Milton Haney, who was the minister of the Bushnell Methodist-Episcopal Church in 1861, when the war broke out, and he helped to form Company F of the 55th Illinois Infantry Regiment. He was first a captain, but he soon became the regiment’s chaplain. As Rollene Storms and Peggy Hood point out in their history of Bushnell, at the Battle of Atlanta in 1864, when his unit was in danger, the normally noncombatant chaplain “picked up a rifle, rallied a small contingent of men, and with gallant effort counterattacked [the Confederates] and held the position until reinforcements arrived.” Then he ministered to both Union and Confederate casualties.

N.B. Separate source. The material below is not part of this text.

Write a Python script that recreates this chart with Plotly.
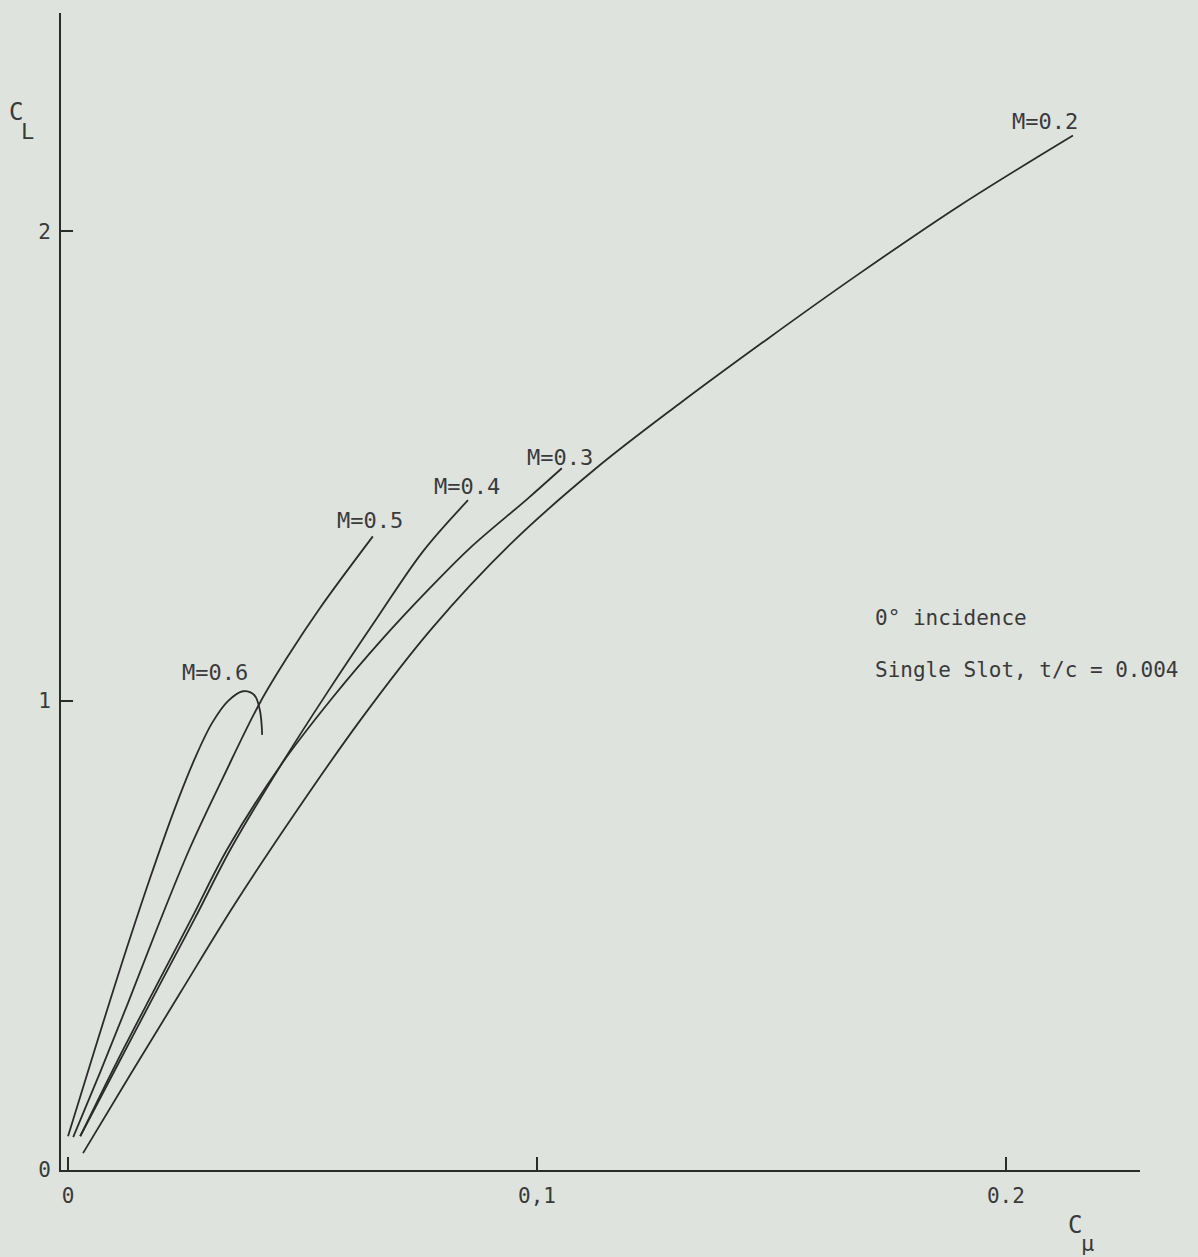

In 1896 he was awarded the Congressional Medal of Honor.
Another notable war veteran is locally more well-known today: C. V.
Chandler. Born and raised in Macomb, he was a lieutenant in the 78th Infantry, who was wounded at Chickamauga. And after the war he became Macomb’s wealthiest, businessman as well as a renowned community activist. He not only led various civic groups but erected the Civil War soldiers’ memorial in Chandler Park during 1899 and was a noted leader in Macomb’s huge Decoration Day event, set at Oakwood Cemetery, where so many Civil War soldiers were buried.
Another Civil War veteran with a huge impact was W. H. Hainline. Raised in rural McDonough County, he served in the 16th Regiment, was captured near Atlanta, and spent a few months at notorious Andersonville Prison Camp. Released through a prisoner exchange, he later fought in Sherman’s famous march through Georgia. During that effort his beloved older brother, George, who was a captain in the same regiment, was killed at Bentonville— and buried in a mass grave on the battlefield.
That had a deep impact on Hainline, who later became the owner and editor of the Macomb Journal. In that role he had an influence on the town, county, and region. Among other things, he wrote more articles about the Civil War than any other figure in the region’s history—including some vivid memoirs. Also, he was a noted leader of Macomb’s huge annual Memorial Day event, during the late 19th and early 20th centuries.
What all of this, and so much else, reveals is that the Civil War (and its causes) had an enormous impact in McDonough County. And because of our past experience in that turbulent era, and the many ways in which the conflict influenced our county, the Civil War heritage here should be emphasized far more than it has been in recent generations.